D(t) ウェーブレットによって分解された主信号成分。
A(t) ウェーブレットによって分解された偽信号成分。
c(t) 偽信号成分が除去された衝撃応答加速度信号。
err(t) 偽信号成分の衝撃応答加速度信号。

Claims (8)

  1. ゼロシフト成分を有しない主信号とゼロシフト成分からなる偽信号とを含む原信号から当該偽信号を除去する偽信号除去方法であって、
    前記原信号を時間で積分することによって被積分原信号を導出するステップと、
    ウェーブレット変換により前記被積分原信号を1つのApproximationと1つ以上のDetailとの和に分解した場合に、当該1つのApproximationのエネルギーの前記原信号のエネルギーに対する比率が所定の閾値と所定の関係になる閾レベル数に達するまでレベル数を深めながらウェーブレット変換を実行するステップと、
    前記閾レベル数における前記Approximationを偽信号成分として閾値処理によりゼロに近似させるステップと、
    前記閾値処理されたApproximation及び前記閾レベル数までのDetailをウェーブレット逆変換により再構成することによって被積分主信号を導出するステップと、
    前記被積分主信号を時間で微分することによって前記主信号を導出するステップと、を有することを特徴とする偽信号除去方法。
  2. 前記閾レベル数は、前記1つのApproximationのエネルギーの前記原信号のエネルギーに対する比率が所定の閾値より小さくなるようなレベル数の内で最小のものであることを特徴とする請求項1に記載の偽信号除去方法。
  3. 前記閾値処理は、前記閾レベル数における前記Approximationを偽信号成分としてゼロにすることを特徴とする請求項1又は2に記載の偽信号除去方法。
  4. 前記原信号は、衝撃試験でセンサによって測定される加速度信号であり、及び
    前記偽信号は、前記衝撃試験の衝撃によって前記センサに誘導されるゼロシフト成分であることを特徴とする請求項1から3のいずれか1項に記載の偽信号除去方法。

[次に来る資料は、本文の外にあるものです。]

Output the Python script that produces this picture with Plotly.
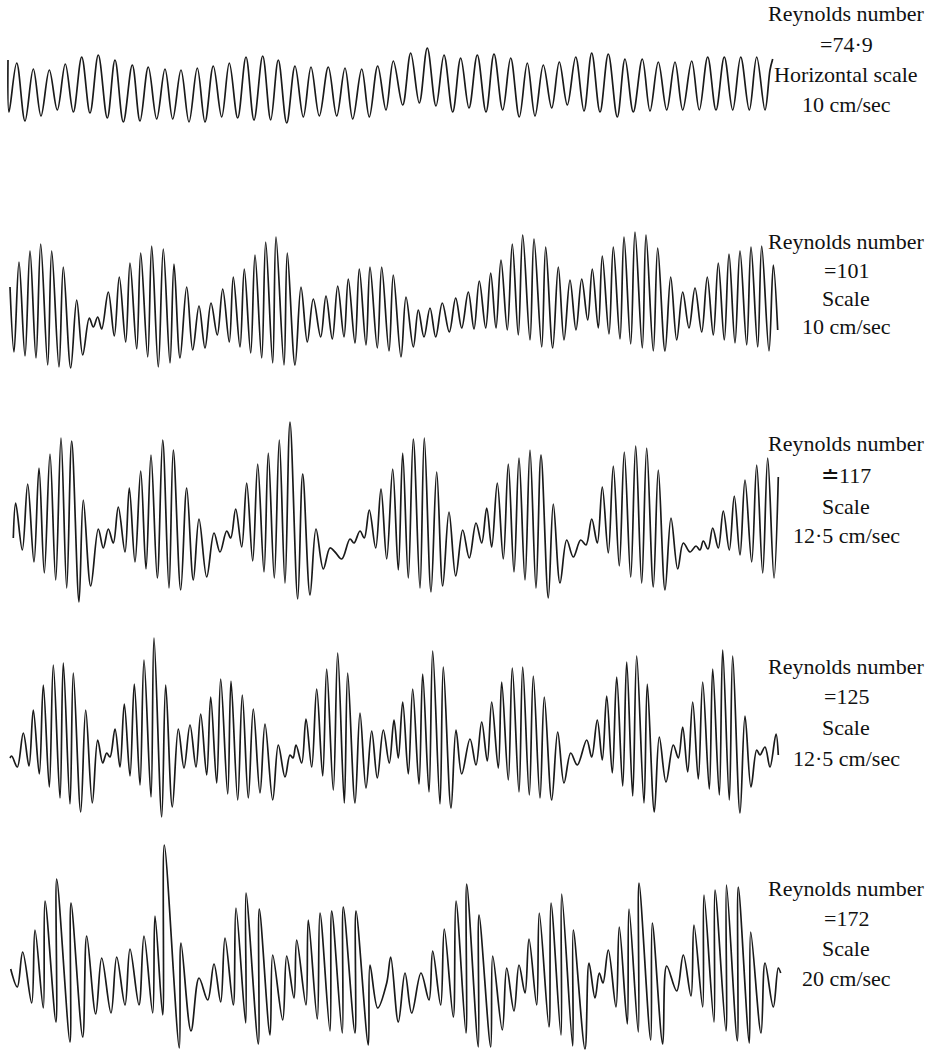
import plotly.graph_objects as go

# Oscillograph traces: extrema read from the record (time in record units, deflection in record units, upward positive)
t1 = [8, 9, 16.7, 25, 33.3, 41, 49.3, 57.3, 65.3, 73.3, 81.7, 90, 98.3, 107.3, 115, 123.3, 132.3, 140, 148.3, 156.7,
      165, 172.7, 181, 189, 197.3, 205, 213.3, 221.7, 229.3, 237.7, 246, 254, 262.7, 270.7, 278.3, 286.7, 295, 303.3,
      311, 319.3, 328.3, 336.7, 345, 352.7, 361.7, 369.3, 377.7, 386, 393.3, 402.7, 410.7, 419.3, 427.3, 436, 444,
      452.7, 460.7, 469, 477.3, 486, 494, 502.7, 510.7, 519.3, 527.3, 535, 543.3, 551.7, 559.3, 567.3, 575.7, 584,
      591.7, 600, 608.3, 617.3, 625, 633.3, 642.3, 650, 658.3, 666.7, 675, 682.7, 691.7, 699.3, 707.7, 716, 724.3,
      732.7, 740.7, 749.3, 756.7, 765, 770, 772.7]
v1 = [28, -24, 25, -33, 19, -28, 18, -22, 24, -24, 31, -25, 33, -30, 28, -34, 23, -33, 21, -31,
      19, -31, 18, -34, 20, -34, 22, -29, 25, -30, 31, -32, 32, -32, 28, -35, 22, -29,
      21, -28, 21, -28, 20, -31, 19, -29, 22, -22, 27, -17, 35, -15, 40, -18, 33,
      -24, 30, -20, 33, -24, 34, -22, 30, -29, 25, -28, 23, -20, 26, -17, 31, -23,
      35, -24, 34, -29, 29, -24, 29, -23, 26, -22, 26, -22, 27, -22, 31, -22, 31,
      -22, 31, -22, 31, -22, 18, 29]

t2 = [10, 14, 19, 25, 30, 36, 40.7, 47.7, 51.7, 59, 63.3, 70.7, 76.7, 82.7, 89.3, 93.3, 97.7, 101.7, 108.3, 114.3,
      119.3, 125.7, 130, 136.7, 140.7, 147.7, 151.7, 158.3, 163.3, 170, 174, 180, 186.7, 192.7, 199, 205, 211, 217.3,
      222.7, 229.3, 233.3, 240, 244.3, 250.7, 255, 261.7, 265.7, 272.7, 276, 284, 287.3, 295, 301, 307.3, 313.3,
      320.7, 326, 332.3, 337.7, 344, 348.3, 355, 359.3, 366, 370, 377.3, 381.7, 389, 393.3, 401, 406, 413.3, 418.3,
      424, 430, 435.7, 442.3, 449.3, 455.7, 461.7, 468.3, 474, 479.3, 485.7, 490.7, 496, 501, 507.3, 512.3, 518.3,
      522.7, 530, 534, 541.7, 545.7, 552.7, 558.3, 564, 570, 576, 581.7, 587.7, 592.3, 598.3, 602.3, 609, 613.3, 620,
      624, 630.7, 635, 642.3, 646, 653.3, 657.7, 665, 670.7, 676.7, 682.7, 689, 695, 701.7, 707.3, 713.3, 718.3,
      724.3, 729, 735, 740, 746.7, 751, 757.7, 761.7, 769, 773.3, 777.7]
v2 = [15, -50, 40, -54, 51, -56, 58, -63, 51, -65, 35, -66, 2, -53, -16, -25, -15, -27, 10, -34,
      25, -40, 39, -47, 49, -55, 56, -65, 53, -61, 38, -56, 15, -48, -4, -46, -1, -33,
      13, -40, 25, -45, 33, -51, 47, -56, 60, -61, 65, -63, 49, -63, 15, -40, 3,
      -35, 6, -37, 16, -35, 23, -41, 33, -43, 35, -46, 35, -49, 27, -55, 5, -45, -8,
      -35, -6, -35, -1, -30, 4, -26, 10, -27, 21, -26, 29, -26, 42, -28, 58, -33,
      67, -38, 63, -45, 55, -46, 35, -38, 22, -28, 23, -18, 33, -26, 46, -32, 55, -37,
      65, -42, 70, -46, 67, -49, 54, -49, 25, -38, 10, -26, 14, -30, 25, -33, 39,
      -38, 48, -41, 51, -43, 55, -45, 56, -49, 37, -28]

t3 = [13.3, 15.7, 22.3, 27.7, 34, 39, 44.3, 50, 55.7, 61, 66.7, 71.7, 79, 83.3, 90.7, 98.3, 103.3, 108.3, 113.3,
      118.3, 125, 129.3, 135, 140.7, 146, 151, 157.3, 162.7, 169, 173.3, 180.7, 186.7, 193.3, 199, 206.7, 214, 220,
      226.7, 230.7, 235.7, 241.7, 246.7, 252.7, 257.7, 264, 268.3, 274.3, 279.3, 285, 290, 297.7, 302.7, 310, 316,
      323.3, 330, 335, 341.7, 350, 354, 360, 364.3, 369.3, 375.7, 381, 386.7, 392.7, 398.3, 402.7, 408.3, 413.3, 420,
      424.3, 431, 436.7, 442.7, 449, 455.7, 462.7, 469.3, 476, 481.7, 486.7, 491.7, 497.3, 503.3, 508.3, 514, 519,
      525, 530, 536, 541, 548.3, 553.3, 560, 566.7, 573.3, 580.7, 586, 591.7, 597.3, 602.3, 608.3, 613.3, 619.3,
      624.3, 630.7, 635.7, 641.7, 646.7, 653.3, 658.3, 665, 671, 677.7, 683.3, 690, 696, 700, 703.3, 708, 712.7,
      718.3, 723.3, 729.3, 734.3, 740, 745, 751.7, 756.7, 762.7, 767.7, 774, 778.3]
v3 = [-23, 12, -35, 31, -47, 47, -58, 61, -65, 77, -73, 74, -87, 15, -71, -14, -33, -14, -28,
      8, -37, 27, -47, 44, -54, 60, -63, 75, -73, 65, -75, 27, -65, -4, -62, -18, -37,
      -16, -23, 6, -32, 32, -46, 51, -57, 62, -63, 75, -68, 93, -84, 41, -80, -14,
      -54, -33, -37, -44, -24, -28, -16, -23, 5, -33, 26, -44, 46, -55, 62, -63, 76, -73,
      77, -77, 43, -71, 3, -61, -15, -43, -8, -28, 7, -32, 32, -44, 51, -57, 57,
      -65, 65, -73, 60, -83, 11, -68, -25, -42, -25, -30, -4, -28, 28, -38, 49, -51,
      63, -62, 69, -68, 67, -72, 45, -75, -3, -54, -28, -37, -31, -35, -26, -34, -13,
      -33, 4, -35, 19, -40, 35, -47, 50, -58, 57, -63, 38]

t4 = [10, 11.7, 17.3, 23.3, 29, 33.3, 39.3, 43.3, 49.3, 53.3, 60, 63.3, 70, 73.3, 80.7, 85.7, 92.3, 97.7, 102.7,
      106.7, 110, 115, 120, 124.3, 130, 134.3, 140, 144, 151, 154, 161.7, 165.7, 172.3, 178.3, 184, 190, 196, 200.7,
      206.7, 210.7, 216.7, 220.7, 227.7, 231, 237.7, 242.3, 248.3, 253.3, 260, 265, 272.7, 278.3, 285, 290, 293,
      296, 301.7, 306, 311.7, 316.7, 322.7, 326.7, 333.3, 337.7, 344.3, 347.7, 355, 360, 366, 371.7, 377.3, 383.3,
      389.3, 394, 398.3, 402.7, 408.3, 412.7, 419, 422.7, 429, 432.7, 440, 443.3, 451, 456, 461.7, 470, 476, 481.7,
      487.3, 491.7, 498.3, 501.7, 508.3, 512.3, 519, 522.7, 529.3, 533.3, 540, 544.3, 551.7, 557.7, 564, 570.7,
      577.3, 586.7, 591.7, 597.3, 602.3, 606.7, 612.3, 616.7, 622.7, 626.7, 632.7, 636.7, 644, 647.3, 654.3, 659.3,
      666, 673.3, 678.3, 682.7, 687.7, 692.7, 698.3, 702.7, 709.3, 712.7, 719.3, 722.7, 729.3, 732.7, 740, 745, 751,
      756.7, 760, 765, 770, 776, 778.3]
v4 = [-23, -21, -32, 2, -31, 25, -39, 50, -52, 70, -63, 72, -69, 62, -77, 25, -68, -5, -28,
      -18, -22, 6, -32, 31, -41, 51, -50, 75, -62, 97, -82, 50, -72, 6, -33, 10, -32, 21,
      -40, 38, -48, 56, -59, 54, -65, 40, -63, 26, -58, 11, -65, -10, -42, -20, -23,
      -10, -28, 16, -32, 46, -41, 66, -55, 82, -68, 62, -68, 22, -53, 4, -43, 5,
      -28, 15, -23, 33, -39, 46, -49, 61, -57, 84, -69, 68, -73, 5, -39, -4, -30, 13,
      -26, 33, -33, 53, -45, 67, -57, 68, -60, 59, -63, 38, -65, 3, -48, -18,
      -30, -5, -22, 15, -25, 39, -38, 58, -51, 73, -61, 79, -68, 51, -77, -2,
      -47, -10, -23, 8, -37, 33, -44, 53, -54, 66, -60, 85, -65, 79, -78, 19, -52,
      -15, -20, -12, -32, 1, -20]

t5 = [10.7, 17.3, 22.7, 31.7, 35, 43.3, 45, 56, 56.7, 70, 71, 82.7, 86.7, 95.7, 101.7, 111, 116.7, 125, 130, 139,
      144, 152.7, 155, 162.7, 164.3, 179.3, 181, 191, 199, 207.7, 214, 220.7, 225, 233.3, 236, 245.7, 246, 258.3,
      259.3, 270, 272.7, 282.7, 286.7, 294, 296.7, 306, 308.3, 317.3, 320, 330, 331.7, 342.3, 343.3, 355, 356,
      368.3, 370, 377.7, 386.7, 390.7, 398.3, 405, 411.7, 421, 429, 432.7, 440.7, 444.3, 453.3, 456, 466, 466.7,
      478.3, 479, 490.7, 492.7, 502.3, 506.7, 514, 519, 525, 529, 536.7, 539.3, 549, 551, 561, 561.7, 572.7, 573.3,
      585, 589, 595, 599.3, 603, 608.3, 616, 619.3, 627.3, 629, 638.3, 639, 650.7, 652.3, 662.7, 666.7, 676.7,
      683.3, 691, 694, 702.7, 704, 714, 715, 726, 726.5, 737.3, 738.3, 749.3, 750.7, 761, 765, 773.3, 778.3, 780.7]
v5 = [-4, -22, 13, -38, 35, -43, 64, -57, 86, -77, 62, -72, 29, -49, 7, -48, 8, -40, 16, -40,
      29, -48, 49, -50, 120, -83, 22, -66, -13, -35, 1, -37, 27, -40, 57, -58, 72, -79,
      56, -70, 10, -55, 9, -33, 25, -40, 45, -54, 52, -66, 54, -68, 58, -68, 54,
      -80, 0, -43, -18, 8, -57, -8, -48, -8, -35, 14, -40, 36, -52, 64, -68, 81,
      -82, 50, -82, 9, -65, -3, -46, 0, -28, 26, -40, 52, -62, 62, -70, 71, -81, 35,
      -84, 2, -33, -8, -18, 15, -42, 38, -59, 56, -67, 82, -75, 42, -79, -1, -26,
      10, -31, 40, -42, 70, -57, 75, -66, 80, -76, 78, -78, 33, -68, 2, -42, -3, -8]

labels = [
    ["Reynolds number", "=74·9", "Horizontal scale", "10 cm/sec"],
    ["Reynolds number", "=101", "Scale", "10 cm/sec"],
    ["Reynolds number", "≐117", "Scale", "12·5 cm/sec"],
    ["Reynolds number", "=125", "Scale", "12·5 cm/sec"],
    ["Reynolds number", "=172", "Scale", "20 cm/sec"],
]

W, H = 933, 1056
baselines = [88, 302, 515, 735, 965]          # record zero line of each trace (page px)
label_rows = [[13, 45, 74, 104], [242, 271, 298, 326], [444, 475, 506, 535],
              [666, 696, 727, 758], [888, 918, 948, 978]]

series = [(t1, v1), (t2, v2), (t3, v3), (t4, v4), (t5, v5)]
fig = go.Figure()
layout_axes = {}
for k, (t, v) in enumerate(series):
    yname = "y" if k == 0 else f"y{k+1}"
    fig.add_trace(go.Scatter(x=t, y=v, mode="lines", yaxis=yname,
                             line=dict(color="#1a1a1a", width=1.7, shape="spline", smoothing=1.0),
                             hoverinfo="skip", showlegend=False))
    # map: value v -> page y = baseline - v
    ax = dict(range=[-(H - baselines[k]), baselines[k]], visible=False, fixedrange=True)
    if k > 0:
        ax["overlaying"] = "y"
    layout_axes["yaxis" if k == 0 else f"yaxis{k+1}"] = ax

annotations = []
for rows, texts in zip(label_rows, labels):
    for ypix, txt in zip(rows, texts):
        annotations.append(dict(x=846 / W, y=1 - ypix / H, xref="paper", yref="paper",
                                text=txt, showarrow=False, xanchor="center", yanchor="middle",
                                font=dict(family="Liberation Serif, Times New Roman, serif", size=22,
                                          color="#111111")))

fig.update_layout(width=W, height=H, margin=dict(l=0, r=0, t=0, b=0),
                  paper_bgcolor="white", plot_bgcolor="white",
                  xaxis=dict(range=[0, W], visible=False, fixedrange=True),
                  annotations=annotations, **layout_axes)
fig.write_html("out.html", config={"displayModeBar": False},
               post_script="document.body.style.margin='0';document.body.style.overflow='hidden';")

  5. ゼロシフト成分を有しない主信号とゼロシフト成分からなる偽信号とを含む原信号から当該偽信号を除去するため、コンピュータに、
    前記原信号を時間で積分することによって被積分原信号を導出するステップと、
    ウェーブレット変換により前記被積分原信号を1つのApproximationと1つ以上のDetailとの和に分解した場合に、当該1つのApproximationのエネルギーの前記原信号のエネルギーに対する比率が所定の閾値と所定の関係になる閾レベル数に達するまでレベル数を深めながらウェーブレット変換を実行するステップと、
    前記閾レベル数における前記Approximationを偽信号成分として閾値処理によりゼロに近似させるステップと、
    前記閾値処理されたApproximation及び前記閾レベル数までのDetailをウェーブレット逆変換により再構成することによって被積分主信号を導出するステップと、
    前記被積分主信号を時間で微分することによって前記主信号を導出するステップと、を実行させるための偽信号除去プログラム。
  6. 前記閾レベル数は、前記1つのApproximationのエネルギーの前記原信号のエネルギーに対する比率が所定の閾値より小さくなるようなレベル数の内で最小のものであることを特徴とする請求項5に記載の偽信号除去プログラム。
  7. 前記閾値処理は、前記Approximationを偽信号成分としてゼロにすることを特徴とする請求項5又は6に記載の偽信号除去プログラム。
  8. 前記原信号は、衝撃試験でセンサによって測定される加速度信号であり、及び
    前記偽信号は、前記衝撃試験の衝撃によって前記センサに誘導されるゼロシフト成分であることを特徴とする請求項5から8のいずれか1項に記載の偽信号除去プログラム。